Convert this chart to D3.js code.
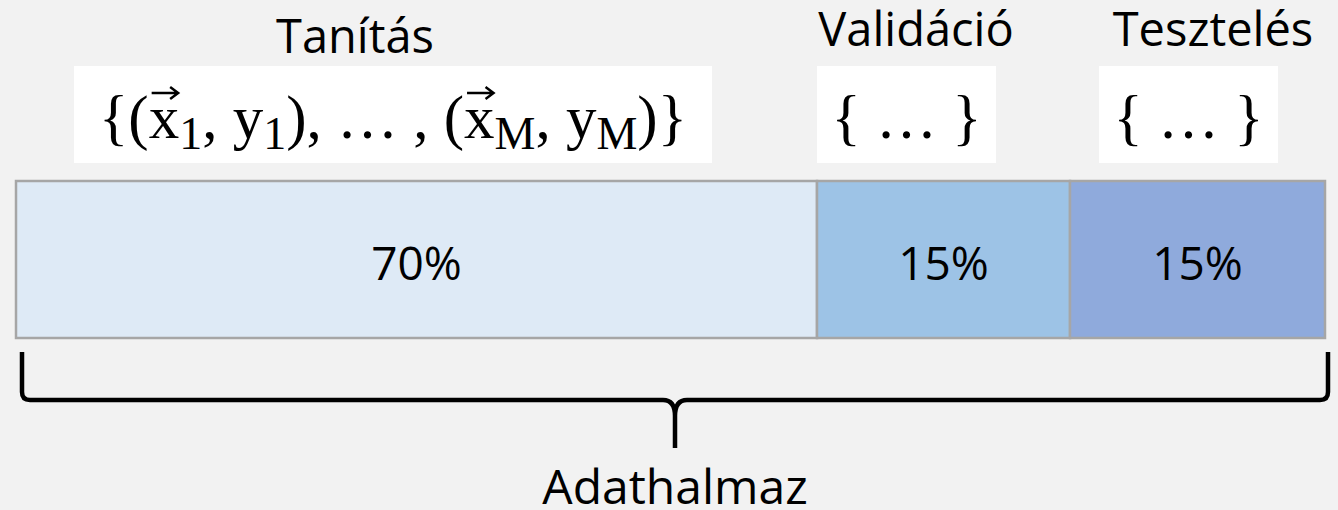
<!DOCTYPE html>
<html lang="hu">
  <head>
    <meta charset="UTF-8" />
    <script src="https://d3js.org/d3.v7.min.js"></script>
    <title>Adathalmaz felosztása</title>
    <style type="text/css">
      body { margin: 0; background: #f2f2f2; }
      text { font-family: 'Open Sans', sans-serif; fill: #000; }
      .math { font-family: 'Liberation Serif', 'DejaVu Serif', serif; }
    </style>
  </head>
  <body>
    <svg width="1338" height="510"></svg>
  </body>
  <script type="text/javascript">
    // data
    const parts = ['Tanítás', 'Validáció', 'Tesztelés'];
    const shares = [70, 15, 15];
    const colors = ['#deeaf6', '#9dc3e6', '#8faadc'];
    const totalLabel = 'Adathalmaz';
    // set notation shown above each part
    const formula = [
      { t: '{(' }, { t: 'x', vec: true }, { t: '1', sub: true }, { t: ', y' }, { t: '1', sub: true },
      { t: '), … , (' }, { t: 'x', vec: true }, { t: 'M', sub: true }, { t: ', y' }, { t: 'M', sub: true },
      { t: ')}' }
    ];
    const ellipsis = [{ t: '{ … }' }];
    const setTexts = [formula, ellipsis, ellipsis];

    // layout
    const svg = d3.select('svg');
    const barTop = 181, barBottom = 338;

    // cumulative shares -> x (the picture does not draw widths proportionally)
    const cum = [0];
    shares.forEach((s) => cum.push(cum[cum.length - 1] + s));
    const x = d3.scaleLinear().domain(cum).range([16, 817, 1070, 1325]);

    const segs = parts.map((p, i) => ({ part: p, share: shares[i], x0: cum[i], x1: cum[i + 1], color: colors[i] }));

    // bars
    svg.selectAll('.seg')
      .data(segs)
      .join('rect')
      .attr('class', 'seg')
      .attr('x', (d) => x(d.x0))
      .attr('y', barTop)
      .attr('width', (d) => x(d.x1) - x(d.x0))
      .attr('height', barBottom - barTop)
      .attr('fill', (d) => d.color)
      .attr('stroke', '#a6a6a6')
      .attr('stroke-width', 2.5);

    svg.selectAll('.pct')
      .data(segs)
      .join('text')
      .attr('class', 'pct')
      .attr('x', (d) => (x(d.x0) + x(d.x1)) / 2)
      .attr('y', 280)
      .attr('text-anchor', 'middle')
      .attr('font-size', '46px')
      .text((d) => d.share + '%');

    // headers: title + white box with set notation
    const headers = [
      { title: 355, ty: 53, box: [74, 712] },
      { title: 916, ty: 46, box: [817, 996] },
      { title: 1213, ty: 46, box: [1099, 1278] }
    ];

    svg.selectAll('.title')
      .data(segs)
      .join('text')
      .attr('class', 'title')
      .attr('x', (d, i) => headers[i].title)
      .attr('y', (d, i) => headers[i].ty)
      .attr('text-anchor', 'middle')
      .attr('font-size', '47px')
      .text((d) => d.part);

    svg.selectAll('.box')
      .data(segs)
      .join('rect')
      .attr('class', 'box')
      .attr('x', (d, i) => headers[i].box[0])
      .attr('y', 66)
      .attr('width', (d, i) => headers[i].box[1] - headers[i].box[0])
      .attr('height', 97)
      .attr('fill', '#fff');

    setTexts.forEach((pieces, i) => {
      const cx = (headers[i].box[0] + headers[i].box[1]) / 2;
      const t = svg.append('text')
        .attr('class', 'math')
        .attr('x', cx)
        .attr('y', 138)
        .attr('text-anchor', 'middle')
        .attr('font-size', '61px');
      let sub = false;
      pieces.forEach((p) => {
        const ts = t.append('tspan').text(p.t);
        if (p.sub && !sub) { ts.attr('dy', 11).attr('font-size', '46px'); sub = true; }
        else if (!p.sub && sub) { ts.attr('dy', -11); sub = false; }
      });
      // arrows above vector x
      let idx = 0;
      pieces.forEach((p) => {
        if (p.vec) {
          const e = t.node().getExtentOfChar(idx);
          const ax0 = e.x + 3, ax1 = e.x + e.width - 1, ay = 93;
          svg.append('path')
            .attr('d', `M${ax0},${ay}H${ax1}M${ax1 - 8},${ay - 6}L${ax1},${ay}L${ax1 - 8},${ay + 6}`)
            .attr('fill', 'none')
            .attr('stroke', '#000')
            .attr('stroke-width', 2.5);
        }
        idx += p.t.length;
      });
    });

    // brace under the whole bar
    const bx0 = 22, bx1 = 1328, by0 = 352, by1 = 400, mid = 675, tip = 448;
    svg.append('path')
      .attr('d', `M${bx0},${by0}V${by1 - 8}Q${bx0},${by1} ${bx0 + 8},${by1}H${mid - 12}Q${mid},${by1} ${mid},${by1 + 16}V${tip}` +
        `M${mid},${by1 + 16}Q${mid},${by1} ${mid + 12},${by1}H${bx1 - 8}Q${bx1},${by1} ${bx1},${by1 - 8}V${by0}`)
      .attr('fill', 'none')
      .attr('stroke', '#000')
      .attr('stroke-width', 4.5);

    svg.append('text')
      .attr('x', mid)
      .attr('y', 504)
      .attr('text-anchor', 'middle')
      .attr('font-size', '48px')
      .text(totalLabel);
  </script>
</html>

******

## [What the task asks]
Extract, word for word, each line from the top of the data down to and including the line with "817, 1070, 1325]);"; skip the pictures.

## [Solution to the exercise]
Convert this chart to D3.js code.
<!DOCTYPE html>
<html lang="hu">
  <head>
    <meta charset="UTF-8" />
    <script src="https://d3js.org/d3.v7.min.js"></script>
    <title>Adathalmaz felosztása</title>
    <style type="text/css">
      body { margin: 0; background: #f2f2f2; }
      text { font-family: 'Open Sans', sans-serif; fill: #000; }
      .math { font-family: 'Liberation Serif', 'DejaVu Serif', serif; }
    </style>
  </head>
  <body>
    <svg width="1338" height="510"></svg>
  </body>
  <script type="text/javascript">
    // data
    const parts = ['Tanítás', 'Validáció', 'Tesztelés'];
    const shares = [70, 15, 15];
    const colors = ['#deeaf6', '#9dc3e6', '#8faadc'];
    const totalLabel = 'Adathalmaz';
    // set notation shown above each part
    const formula = [
      { t: '{(' }, { t: 'x', vec: true }, { t: '1', sub: true }, { t: ', y' }, { t: '1', sub: true },
      { t: '), … , (' }, { t: 'x', vec: true }, { t: 'M', sub: true }, { t: ', y' }, { t: 'M', sub: true },
      { t: ')}' }
    ];
    const ellipsis = [{ t: '{ … }' }];
    const setTexts = [formula, ellipsis, ellipsis];

    // layout
    const svg = d3.select('svg');
    const barTop = 181, barBottom = 338;

    // cumulative shares -> x (the picture does not draw widths proportionally)
    const cum = [0];
    shares.forEach((s) => cum.push(cum[cum.length - 1] + s));
    const x = d3.scaleLinear().domain(cum).range([16, 817, 1070, 1325]);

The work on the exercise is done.